Question

If $$a_0$$ is the Bohr radius, the radius of then $$n=2$$ electronics orbit in triply ionized beryllium is:
A. $4a_0$
B. $$a_0$$
C. $$a_0/4$$
D. $$a_0/16$$

Answer 1

Hint: We know that atoms of different elements have different types of radius. There are many types of atomic radius such as a Van der Waals radius, Ionic radius, Covalent radius, Metallic radius and Bohr radius which explain the radius of atoms. We can solve this problem with the Bohr concept.

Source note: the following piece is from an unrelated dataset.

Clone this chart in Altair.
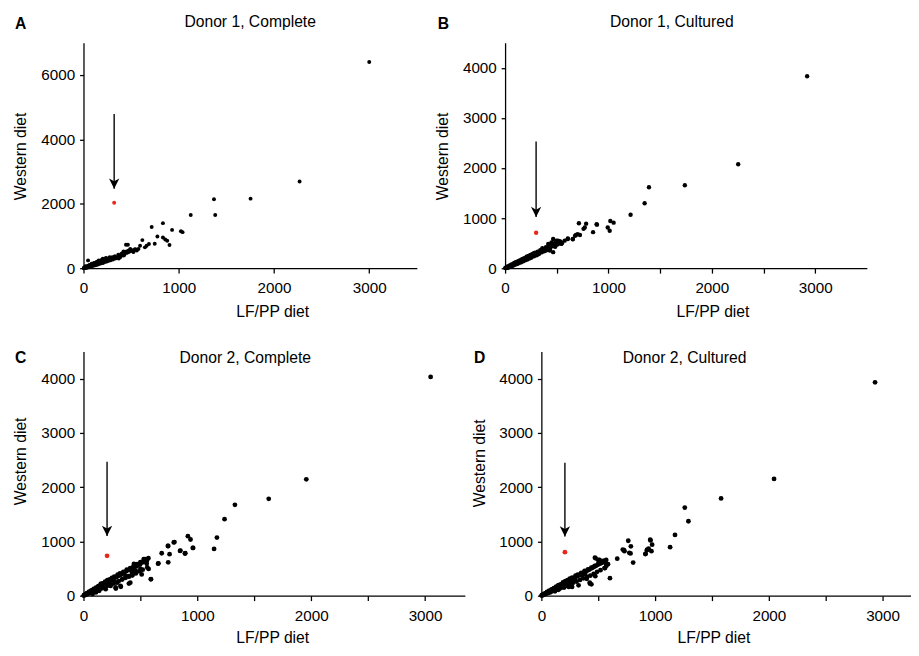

Complete step-by-step answer:
Atomic radius has a trend which varies with the increase in atomic number . In general , the atomic radius decreases as we move towards left in a period and have an increase in their radii when we move down a group. While the ionic radius follows similar trends as the atomic radius , ions may be larger or smaller than neutral atoms.
Bohr radius is the radius of the lowest-energy electron orbit of an atom. Bohr radius is only applicable to atoms and ions which have single electrons such as hydrogen, singly ionized helium etc. For calculating the radius of hydrogen equivalent system, we use following formula:
$r_n={\displaystyle \frac{n^{2}r}{Z}}$
Where, $Z$ is the atomic number of elements , $n$ is the number of orbits and $r$ is the total radius .
Applying the above formula in the given question we find that $r=a_0$and $n=2$. The atomic no. for beryllium is 4 so the value of $Z$ is equal to $4$.
$r_n={\displaystyle \frac{{\left(2\right)}^2{a}_0}{4}}$ $\Rightarrow a_0$
For the given question option B is correct.

So, the correct answer is “Option B”.

Note: According to Bohr concept, Bohr radius is the most probable distance between nucleus and the electron in a hydrogen atom in its ground states. The value of the Bohr radius is $5.29177\times {10}^{-11}m$.